The project Mining and Modeling Text (MiMoText, 2019-2023) at Trier University (Germany) aims to establish an information network fed from various sources.In creating Linked Open Data and feeding the data into the wikibase instance of the project – the MiMoTextBase – makes them freely available and connectable to other knowledge graphs. Focusing on the history of the French novel from 1751-1800 the project integrates information extracted from three different sources in the knowledge graph. These sources are
- metadata from reference works, in this case the Bibliographie du genre romanesque français created by Martin, Mylne and Frautschi 1977.
- textual features from primary sources that is french novels created 1751-1800
- statements from scholarly publications.
In creating Linked Open Data from statements mined from the different sources, we were able to build a wikibase instance, the MiMoTextBase, fed with various information about the French enlightenment novel. For further information on the project, see:
- project homepage: https://mimotext.uni-trier.de/english/
- MiMoTextBase: https://data.mimotext.uni-trier.de
- SPARQL endpoint interface: https://query.mimotext.uni-trier.de/
- SPARQL Tutorial using the MiMoTextBase (and Wikidata): https://mimotext.github.io/MiMoTextBase_Tutorial/
Schöch, Christof, Maria Hinzmann, Röttgermann Julia, Anne Klee, and Katharina Dietz. “Smart Modelling for Literary History.” IJHAC: International Journal of Humanities and Arts Computing [Special Issue on Linked Open Data] 16, no. 1 (2022): 78–93. https://doi.org/10.3366/ijhac.2022.0278.

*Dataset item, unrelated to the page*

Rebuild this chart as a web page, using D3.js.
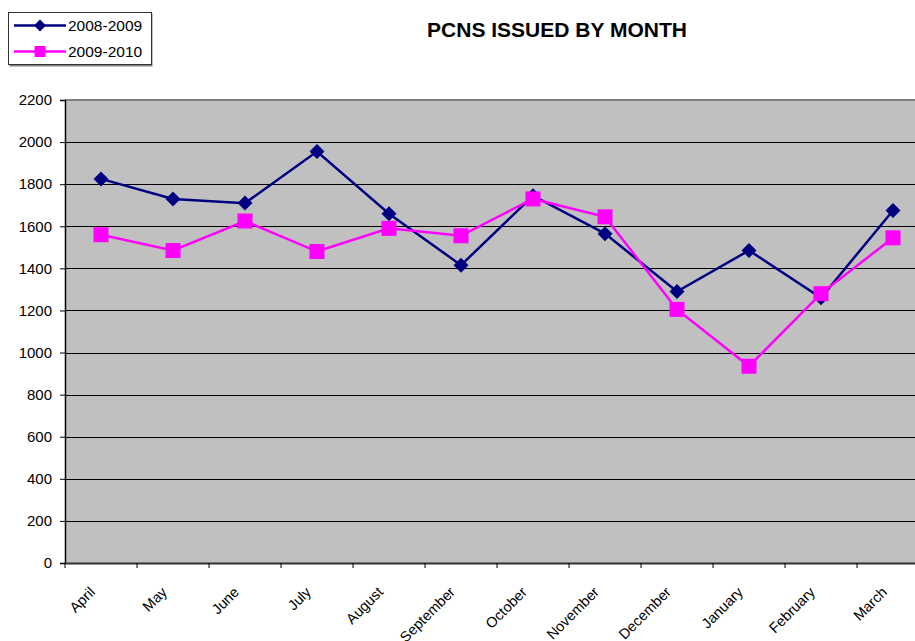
<!DOCTYPE html>
<html lang="en">
<head>
<meta charset="UTF-8">
<title>PCNS Issued by Month</title>
<style>
    body { margin: 0; background: #fff; font-family: "Liberation Sans", Arial, sans-serif; }
    svg text { font-family: "Liberation Sans", Arial, sans-serif; }
</style>
</head>
<body>
<svg id="chart" width="915" height="641"></svg>
<script src="https://d3js.org/d3.v7.min.js"></script>
<script>
    const months = ["April", "May", "June", "July", "August", "September",
                    "October", "November", "December", "January", "February", "March"];
    const series2008 = [1825, 1730, 1710, 1955, 1660, 1415, 1745, 1565, 1290, 1485, 1260, 1675];
    const series2009 = [1560, 1485, 1625, 1480, 1590, 1555, 1730, 1645, 1205, 935, 1280, 1545];
    const yTicks = [0, 200, 400, 600, 800, 1000, 1200, 1400, 1600, 1800, 2000, 2200];

    const svg = d3.select("#chart");
    const plotL = 65, plotR = 929, plotT = 100, plotB = 563;

    const x = d3.scaleBand().domain(months).range([plotL, plotR]);
    const y = d3.scaleLinear().domain([0, 2200]).range([plotB, plotT]);

    // plot background
    svg.append("rect")
        .attr("x", plotL).attr("y", plotT)
        .attr("width", plotR - plotL).attr("height", plotB - plotT)
        .attr("fill", "#c0c0c0");

    // gridlines
    svg.append("g")
        .selectAll("line")
        .data(yTicks.filter(d => d > 0 && d < 2200))
        .join("line")
        .attr("x1", plotL).attr("x2", plotR)
        .attr("y1", d => Math.round(y(d)) + 0.5).attr("y2", d => Math.round(y(d)) + 0.5)
        .attr("stroke", "#000").attr("stroke-width", 1);

    // top border
    svg.append("line")
        .attr("x1", plotL).attr("x2", plotR)
        .attr("y1", plotT).attr("y2", plotT)
        .attr("stroke", "#808080").attr("stroke-width", 2);

    // y axis
    const yAxis = svg.append("g")
        .attr("transform", `translate(${plotL},0)`)
        .call(d3.axisLeft(y).tickValues(yTicks).tickFormat(d3.format("d")).tickSize(5).tickPadding(8));
    yAxis.select(".domain").attr("stroke", "#000").attr("stroke-width", 1.5);
    yAxis.selectAll(".tick line").attr("stroke", "#000");
    yAxis.selectAll("text").attr("font-size", 15).attr("fill", "#000")
        .style("font-family", "'Liberation Sans', Arial, sans-serif");

    // x axis
    const xAxis = svg.append("g")
        .attr("transform", `translate(0,${plotB})`)
        .call(d3.axisBottom(x).tickSize(0).tickFormat(""));
    xAxis.select(".domain").attr("stroke", "#333").attr("stroke-width", 2);

    svg.append("g")
        .selectAll("line")
        .data(d3.range(months.length + 1))
        .join("line")
        .attr("x1", i => plotL + i * x.step()).attr("x2", i => plotL + i * x.step())
        .attr("y1", plotB).attr("y2", plotB + 5)
        .attr("stroke", "#000");

    svg.append("g")
        .selectAll("text")
        .data(months)
        .join("text")
        .attr("text-anchor", "end")
        .attr("font-size", 14.5)
        .attr("transform", d => `translate(${x(d) + x.bandwidth() / 2 - 5},${plotB + 30}) rotate(-45)`)
        .text(d => d);

    const cx = d => x(d) + x.bandwidth() / 2;
    const line = d3.line().x(d => cx(d.m)).y(d => y(d.v));

    function drawSeries(values, color, shape) {
        const pts = months.map((m, i) => ({ m, v: values[i] }));
        svg.append("path")
            .datum(pts)
            .attr("d", line)
            .attr("fill", "none")
            .attr("stroke", color)
            .attr("stroke-width", 2.5);
        svg.append("g")
            .selectAll("path")
            .data(pts)
            .join("path")
            .attr("transform", d => `translate(${cx(d.m)},${y(d.v)})`)
            .attr("d", shape)
            .attr("fill", color);
    }

    const diamond = "M0,-7.5L7.5,0L0,7.5L-7.5,0Z";
    const square = "M-7.5,-7.5H7.5V7.5H-7.5Z";
    drawSeries(series2008, "#000080", diamond);
    drawSeries(series2009, "#ff00ff", square);

    // title
    svg.append("text")
        .attr("x", 557).attr("y", 37)
        .attr("text-anchor", "middle")
        .attr("font-size", 21).attr("font-weight", "bold")
        .text("PCNS ISSUED BY MONTH");

    // legend
    const legend = svg.append("g");
    legend.append("rect")
        .attr("x", 9.5).attr("y", 13.5).attr("width", 143).attr("height", 53)
        .attr("fill", "#808080");
    legend.append("rect")
        .attr("x", 8.5).attr("y", 12.5).attr("width", 143).attr("height", 52)
        .attr("fill", "#fff").attr("stroke", "#333").attr("stroke-width", 1);
    const items = [
        { name: "2008-2009", color: "#000080", shape: "M0,-6L6,0L0,6L-6,0Z" },
        { name: "2009-2010", color: "#ff00ff", shape: "M-5.5,-5.5H5.5V5.5H-5.5Z" }
    ];
    items.forEach((d, i) => {
        const ly = 25.5 + i * 26;
        legend.append("line")
            .attr("x1", 14).attr("x2", 66).attr("y1", ly).attr("y2", ly)
            .attr("stroke", d.color).attr("stroke-width", 2.5);
        legend.append("path")
            .attr("transform", `translate(40,${ly})`)
            .attr("d", d.shape).attr("fill", d.color);
        legend.append("text")
            .attr("x", 68).attr("y", ly).attr("dy", "0.35em")
            .attr("font-size", 15.5)
            .text(d.name);
    });
</script>
</body>
</html>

Hinzmann et al. “Patterns in modeling and querying a knowledge graph for literary history” (in print).
The full project bibliography can be found here:
zotero: https://www.zotero.org/groups/2342956/mimotext/library
In the following all repositories used within the project MiMoText are listed divided in the sections either from the three pillars of the project or infrastructure and dissemination:
Reference work: repositories concerning the reference works
Primary sources: repositories concerning primary sources such as novels as well as scripts dealing with those
Scholarly publications: repositories concerning scholarly publication such as scripts dealing with statement extraction from scholarly publications
MiMoTextBase: repositories concerning the wikibase instance of the project, called MiMoTextBase
Presentations: repositories that contains slides to different presentation, for more information please have a look here: https://mimotext.uni-trier.de/aktivitaten/
Further repositories: repositories that were created during the project containing different experiments or preparation work for follow-up projects
One of the pillars of the project is the Bibliographie du genre romanesque français 1751-1800, written by Angus Martin, Vivienne G. Mylne and Richard Frautschi 1977. As we are mining the statements within it for populating the knowledge graph of the project, there are various steps and scripts concerning this task. The following repositories contribute to this:
- BGRF: Collection of the scripts and all data concerning the BGRF such as mapping tables and statements on themes, tone, intention and page counts.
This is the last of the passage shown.